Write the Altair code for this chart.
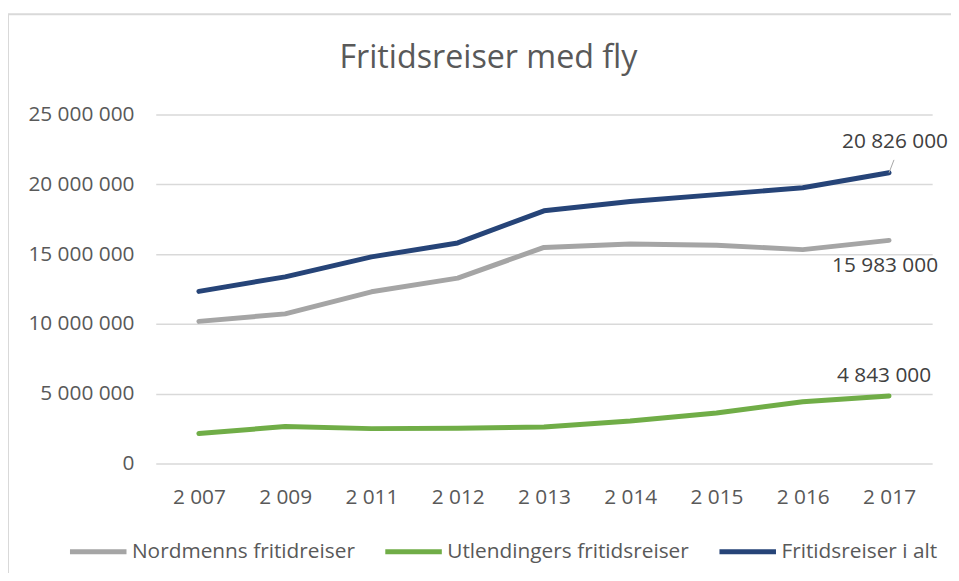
import altair as alt
import pandas as pd

years = ["2 007", "2 009", "2 011", "2 012", "2 013", "2 014", "2 015", "2 016", "2 017"]
series_names = ["Nordmenns fritidreiser", "Utlendingers fritidsreiser", "Fritidsreiser i alt"]
nordmenn = [10180000, 10720000, 12300000, 13280000, 15480000, 15720000, 15640000, 15320000, 15983000]
utlendinger = [2150000, 2650000, 2500000, 2520000, 2620000, 3050000, 3620000, 4430000, 4843000]
totalt = [12330000, 13370000, 14800000, 15800000, 18100000, 18770000, 19260000, 19750000, 20826000]
colors = ["#A5A5A5", "#70AD47", "#264478"]
y_ticks = [0, 5000000, 10000000, 15000000, 20000000, 25000000]

rows = []
for name, vals in zip(series_names, [nordmenn, utlendinger, totalt]):
    for yr, v in zip(years, vals):
        rows.append({"year": yr, "serie": name, "value": v})
df = pd.DataFrame(rows)

FONT = "Open Sans"
fmt = "replace(format(datum.value, ','), regexp(',', 'g'), ' ')"

x_enc = alt.X("year:N", sort=years, title=None,
              scale=alt.Scale(type="point", padding=0.5),
              axis=alt.Axis(domain=False, ticks=False, grid=False, labelAngle=0,
                            labelFont=FONT, labelFontSize=21, labelColor="#595959",
                            labelPadding=23))
y_enc = alt.Y("value:Q", title=None,
              scale=alt.Scale(domain=[0, 25000000], nice=False),
              axis=alt.Axis(values=y_ticks, domain=False, ticks=False, grid=True,
                            gridColor="#D9D9D9", gridWidth=1.5,
                            labelFont=FONT, labelFontSize=21, labelColor="#595959",
                            labelPadding=22, labelExpr=fmt))

base = alt.Chart(df)

border = alt.Chart(pd.DataFrame({"a": [0]})).mark_rect(
    fillOpacity=0, stroke="#D9D9D9", strokeWidth=2
).encode(x=alt.value(-149), y=alt.value(-101), x2=alt.value(900), y2=alt.value(600))

lines = base.mark_line(strokeWidth=5, strokeCap="round", strokeJoin="round").encode(
    x=x_enc, y=y_enc,
    color=alt.Color("serie:N", sort=series_names,
                    scale=alt.Scale(domain=series_names, range=colors),
                    legend=alt.Legend(title=None, orient="none", direction="horizontal",
                                      legendX=-89, legendY=410,
                                      symbolType="stroke", symbolSize=3249,
                                      symbolStrokeWidth=5, labelFont=FONT,
                                      labelFontSize=21, labelColor="#595959",
                                      labelLimit=0,
                                      labelOffset=3, columnPadding=20)),
    order=alt.Order("serie:N"),
)

def end_label(name, dx, dy):
    return base.transform_filter(
        (alt.datum.serie == name) & (alt.datum.year == years[-1])
    ).transform_calculate(lab=fmt).mark_text(
        font=FONT, fontSize=21, color="#404040", dx=dx, dy=dy, align="center", baseline="middle"
    ).encode(x=alt.X("year:N", sort=years), y="value:Q", text="lab:N")

leader = base.transform_filter(
    (alt.datum.serie == series_names[2]) & (alt.datum.year == years[-1])
).mark_rule(color="#A6A6A6", strokeWidth=1, x2Offset=5, y2Offset=-13).encode(
    x=alt.X("year:N", sort=years), x2="year:N", y="value:Q", y2="value:Q"
)

chart = alt.layer(
    border, lines, leader,
    end_label(series_names[2], 6, -31),
    end_label(series_names[0], -4, 26),
    end_label(series_names[1], -5, -20),
).properties(
    width=783, height=352,
    autosize=alt.AutoSizeParams(type="none"),
    padding={"left": 149, "top": 105, "right": 19, "bottom": 108},
    title=alt.TitleParams("Fritidsreiser med fly", font=FONT, fontSize=32.5, fontWeight="normal",
                          color="#595959", anchor="middle", dx=-56, offset=-62),
).configure_view(stroke=None)

chart.save("out.html", embed_options={"renderer": "svg", "actions": False})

Exercise
Omit the pictures, then repeat exactly each line from the beginning of the listing through the line with "y=alt.value(-101), x2=alt.value(900), y2=alt.value(600))".

Answer for the task
Write the Altair code for this chart.
import altair as alt
import pandas as pd

years = ["2 007", "2 009", "2 011", "2 012", "2 013", "2 014", "2 015", "2 016", "2 017"]
series_names = ["Nordmenns fritidreiser", "Utlendingers fritidsreiser", "Fritidsreiser i alt"]
nordmenn = [10180000, 10720000, 12300000, 13280000, 15480000, 15720000, 15640000, 15320000, 15983000]
utlendinger = [2150000, 2650000, 2500000, 2520000, 2620000, 3050000, 3620000, 4430000, 4843000]
totalt = [12330000, 13370000, 14800000, 15800000, 18100000, 18770000, 19260000, 19750000, 20826000]
colors = ["#A5A5A5", "#70AD47", "#264478"]
y_ticks = [0, 5000000, 10000000, 15000000, 20000000, 25000000]

rows = []
for name, vals in zip(series_names, [nordmenn, utlendinger, totalt]):
    for yr, v in zip(years, vals):
        rows.append({"year": yr, "serie": name, "value": v})
df = pd.DataFrame(rows)

FONT = "Open Sans"
fmt = "replace(format(datum.value, ','), regexp(',', 'g'), ' ')"

x_enc = alt.X("year:N", sort=years, title=None,
              scale=alt.Scale(type="point", padding=0.5),
              axis=alt.Axis(domain=False, ticks=False, grid=False, labelAngle=0,
                            labelFont=FONT, labelFontSize=21, labelColor="#595959",
                            labelPadding=23))
y_enc = alt.Y("value:Q", title=None,
              scale=alt.Scale(domain=[0, 25000000], nice=False),
              axis=alt.Axis(values=y_ticks, domain=False, ticks=False, grid=True,
                            gridColor="#D9D9D9", gridWidth=1.5,
                            labelFont=FONT, labelFontSize=21, labelColor="#595959",
                            labelPadding=22, labelExpr=fmt))

base = alt.Chart(df)

border = alt.Chart(pd.DataFrame({"a": [0]})).mark_rect(
    fillOpacity=0, stroke="#D9D9D9", strokeWidth=2
).encode(x=alt.value(-149), y=alt.value(-101), x2=alt.value(900), y2=alt.value(600))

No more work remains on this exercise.